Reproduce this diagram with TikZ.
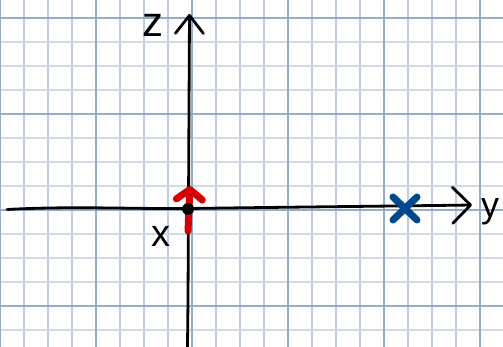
\documentclass[tikz,border=0pt]{standalone}
\usepackage{fontspec}
\setsansfont{Liberation Sans}
\usetikzlibrary{arrows.meta,shapes.misc}
\definecolor{minorH}{RGB}{210,218,232}
\definecolor{minorV}{RGB}{194,205,226}
\definecolor{majorG}{RGB}{150,170,204}
\definecolor{penred}{RGB}{214,0,0}
\definecolor{penblue}{RGB}{0,72,142}
\tikzset{
  minorv/.style={minorV, line width=1.6pt},
  minorh/.style={minorH, line width=2pt},
  majorl/.style={majorG, line width=2.2pt},
  axis/.style={black, line width=2.8pt, line cap=round, line join=round},
  barb/.style={-{Straight Barb[length=#1, width=28pt, line cap=round, line join=round]}},
  label/.style={inner sep=0pt, font=\sffamily\fontsize{38}{38}\selectfont},
}
\begin{document}
\begin{tikzpicture}[x=1pt, y=-1pt]
\useasboundingbox (0,0) rectangle (503,347);
\fill[white] (0,0) rectangle (503,347);
% grid paper
\foreach \i in {1,...,20} \draw[minorv] (24*\i,0) -- (24*\i,347);
\foreach \j in {0,...,13} \draw[minorh] (0,17.7+24*\j) -- (503,17.7+24*\j);
\foreach \i in {0,96,192,288,384,480} \draw[majorl] (\i,0) -- (\i,347);
\foreach \j in {17.7,113.7,209.7,305.7} \draw[majorl] (0,\j) -- (503,\j);
% axes
\coordinate (zb) at (187.5,347);
\coordinate (zt) at (189.5,14);
\coordinate (ya) at (7,209.5);
\coordinate (ym) at (188,208.5);
\coordinate (yt) at (472,205);
\draw[axis, barb=18pt] (zb) -- (188,300) -- (zt);
\draw[axis, -{Straight Barb[length=18pt, width=36pt, line cap=round, line join=round]}]
  (ya) .. controls (70,206) and (130,209) .. (ym) .. controls (300,207) and (400,206) .. (yt);
% labels
\node[label, font=\sffamily\fontsize{42}{42}\selectfont] (zl) at (153,25) {z};
\node[label] (xl) at (161,236) {x};
\node[label, font=\sffamily\fontsize{36}{36}\selectfont] (yl) at (490,211.5) {y};
% red arrow
\coordinate (rs) at (188,231);
\coordinate (rt) at (190,186);
\draw[penred, line width=7pt, line cap=round,
  -{Straight Barb[length=10pt, width=26pt, line cap=round, line join=round]}] (rs) -- (rt);
% origin dot
\node[circle, fill=black, minimum size=12pt, inner sep=0pt] (O) at (188,209) {};
% blue cross
\node[cross out, draw=penblue, line width=7pt, line cap=round,
  minimum width=24pt, minimum height=23pt, inner sep=0pt, outer sep=0pt] (B) at (405,208.5) {};
\end{tikzpicture}
\end{document}
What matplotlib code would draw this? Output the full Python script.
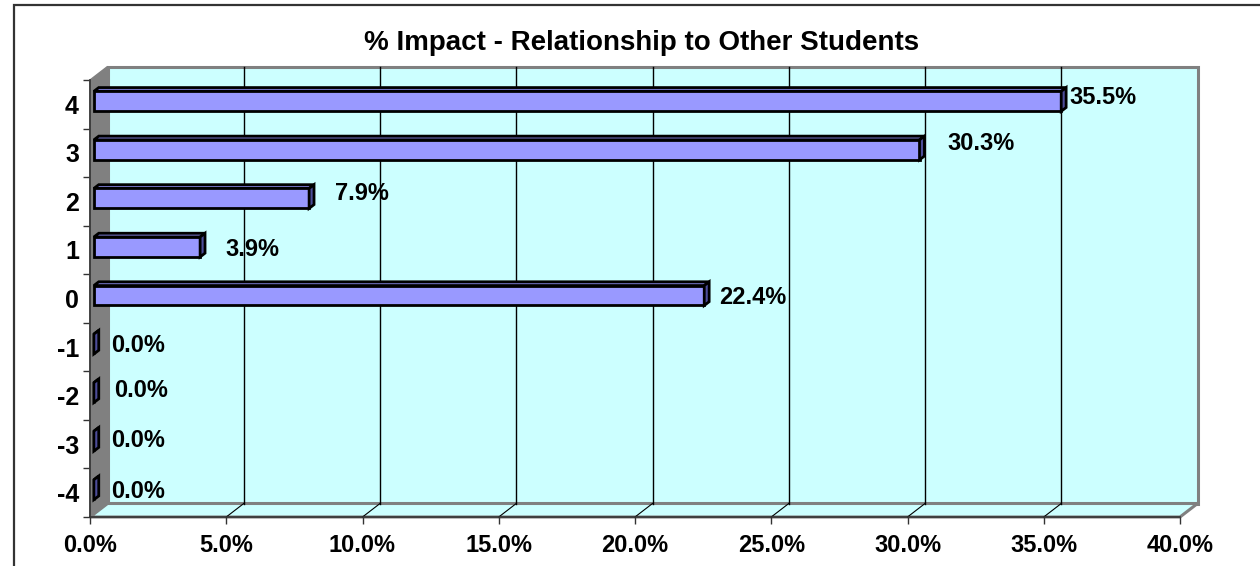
import matplotlib
matplotlib.use("Agg")
import matplotlib.pyplot as plt
from matplotlib.patches import Polygon, Rectangle
import numpy as np

# ---- data ----
categories = [-4, -3, -2, -1, 0, 1, 2, 3, 4]
values = [0.0, 0.0, 0.0, 0.0, 22.4, 3.9, 7.9, 30.3, 35.5]
x_ticks = [0, 5, 10, 15, 20, 25, 30, 35, 40]
x_tick_labels = ["0.0%", "5.0%", "10.0%", "15.0%", "20.0%", "25.0%", "30.0%", "35.0%", "40.0%"]
title = "% Impact - Relationship to Other Students"

# ---- style / layout ----
W, H, DPI = 1260, 566, 100
FONT = "Liberation Sans"
FS = 17
FS_Y = 18
FS_TITLE = 20
label_nudge_px = [(12, 2), (12, -1), (15, -2), (12, 1), (10, 2), (20, 3), (21, -5), (23, -6), (3, -4)]

fig = plt.figure(figsize=(W / DPI, H / DPI), dpi=DPI)
fig.patch.set_facecolor("white")

# outer chart frame (extends past right/bottom edge)
fig.add_artist(Rectangle((14 / W, -0.05), 1.1, 1 - 5 / H + 0.05, transform=fig.transFigure,
                         fill=False, edgecolor="#333333", lw=1.6))

left, right, top, bottom = 90, 1180, 80, 517
ax = fig.add_axes([left / W, 1 - bottom / H, (right - left) / W, (bottom - top) / H])
ax.set_facecolor("none")
ax.set_xlim(0, 40)
ax.set_ylim(-4.5, 4.5)

# 3D depth vector in data units
DX, DY = 17.5, 13.5
ppx = (right - left) / 40.0
ppy = (bottom - top) / 9.0
ddx, ddy = DX / ppx, DY / ppy

x0, x1 = ax.get_xlim()
y0, y1 = ax.get_ylim()

# back wall
ax.add_patch(Rectangle((x0 + ddx, y0 + ddy), x1 - x0, y1 - y0, facecolor="#CCFFFF",
                       edgecolor="#808080", lw=2.2, zorder=1, clip_on=False))
# floor
ax.add_patch(Polygon([(x0, y0), (x0 + ddx, y0 + ddy), (x1 + ddx, y0 + ddy), (x1, y0)],
                     closed=True, facecolor="#CCFFFF", edgecolor="#808080", lw=2.2,
                     zorder=1, clip_on=False))
# gridlines on back wall and floor
for xt in x_ticks[1:-1]:
    ax.plot([xt + ddx, xt + ddx], [y0 + ddy, y1 + ddy], color="black", lw=1.0, zorder=2, clip_on=False)
    ax.plot([xt, xt + ddx], [y0, y0 + ddy], color="black", lw=0.8, zorder=2, clip_on=False)
# side wall
ax.add_patch(Polygon([(x0, y0), (x0 + ddx, y0 + ddy), (x0 + ddx, y1 + ddy), (x0, y1)],
                     closed=True, facecolor="#808080", edgecolor="#808080", lw=1,
                     zorder=3, clip_on=False))

# bars
f_front, f_back = 0.22, 0.50
bh = 0.41
yc = np.array(categories, dtype=float)
vals = np.array(values)
ax.barh(yc + f_front * ddy, vals, left=f_front * ddx, height=bh, color="#9999FF",
        edgecolor="black", lw=2.0, zorder=5)
for c, v in zip(yc, vals):
    fx, fy = f_front * ddx, f_front * ddy
    bx, by = f_back * ddx, f_back * ddy
    ytf, ybf = c + bh / 2 + fy, c - bh / 2 + fy
    ytb, ybb = c + bh / 2 + by, c - bh / 2 + by
    # top face
    ax.add_patch(Polygon([(fx, ytf), (bx, ytb), (v + bx, ytb), (v + fx, ytf)], closed=True,
                         facecolor="#7777CC", edgecolor="black", lw=2.0, zorder=4,
                         joinstyle="miter", clip_on=False))
    # end cap
    ax.add_patch(Polygon([(v + fx, ybf), (v + fx, ytf), (v + bx, ytb), (v + bx, ybb)], closed=True,
                         facecolor="#4D4D99", edgecolor="black", lw=2.0, zorder=6,
                         joinstyle="miter", clip_on=False))

# data labels
for (c, v), (ndx, ndy) in zip(zip(yc, vals), label_nudge_px):
    ax.annotate(f"{v:.1f}%", xy=(v + f_back * ddx, c + f_front * ddy),
                xytext=(ndx * 72 / DPI, -ndy * 72 / DPI), textcoords="offset points",
                ha="left", va="center", fontsize=FS, fontweight="bold", family=FONT,
                zorder=7, annotation_clip=False)

# axes, ticks
for s in ["top", "right"]:
    ax.spines[s].set_visible(False)
for s in ["left", "bottom"]:
    ax.spines[s].set_color("#333333")
    ax.spines[s].set_linewidth(1.2)
    ax.spines[s].set_zorder(3.5)

ax.set_xticks(x_ticks)
ax.set_xticklabels(x_tick_labels, fontsize=FS, fontweight="bold", family=FONT)
ax.tick_params(axis="x", direction="out", length=5, width=1, color="#333333", pad=7.5)

ax.set_yticks(categories)
ax.set_yticklabels([str(c) for c in categories], fontsize=FS_Y, fontweight="bold", family=FONT)
ax.set_yticks(np.arange(-4.5, 4.6, 1.0), minor=True)
ax.tick_params(axis="y", which="major", length=0, pad=8)
ax.tick_params(axis="y", which="minor", direction="out", length=5, width=1, color="#333333")

fig.text(642 / W, 1 - 49.5 / H, title, ha="center", va="baseline", fontsize=FS_TITLE,
         fontweight="bold", family=FONT)

fig.savefig("out.png", dpi=DPI)
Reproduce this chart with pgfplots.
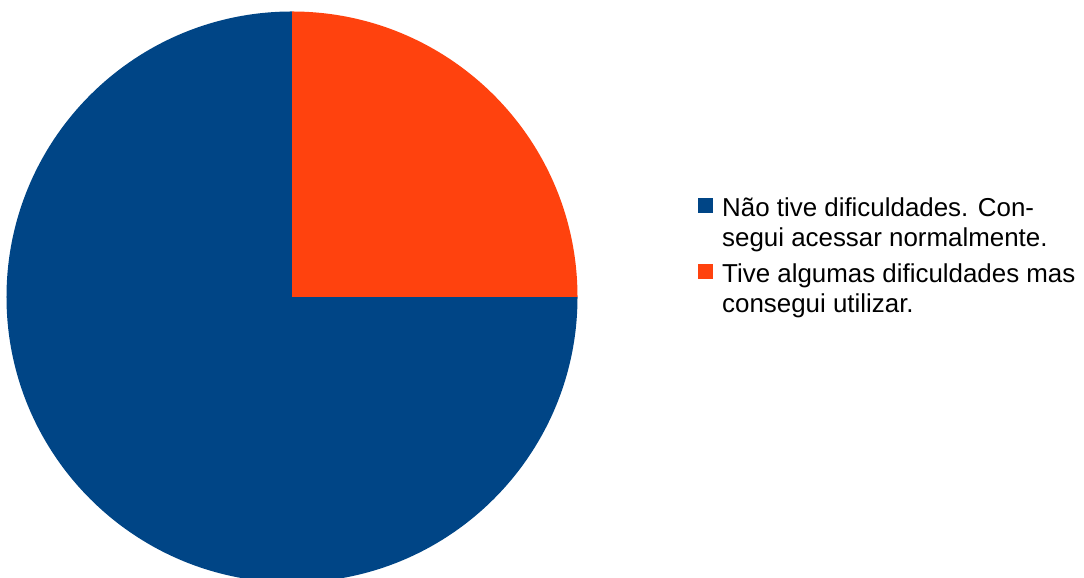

-=-=-=-=-

_Request_. Locate the lines above that contain "with" and copy them.

_Exercise solution_.
Reproduce this diagram with TikZ.
Reproduce this chart with pgfplots.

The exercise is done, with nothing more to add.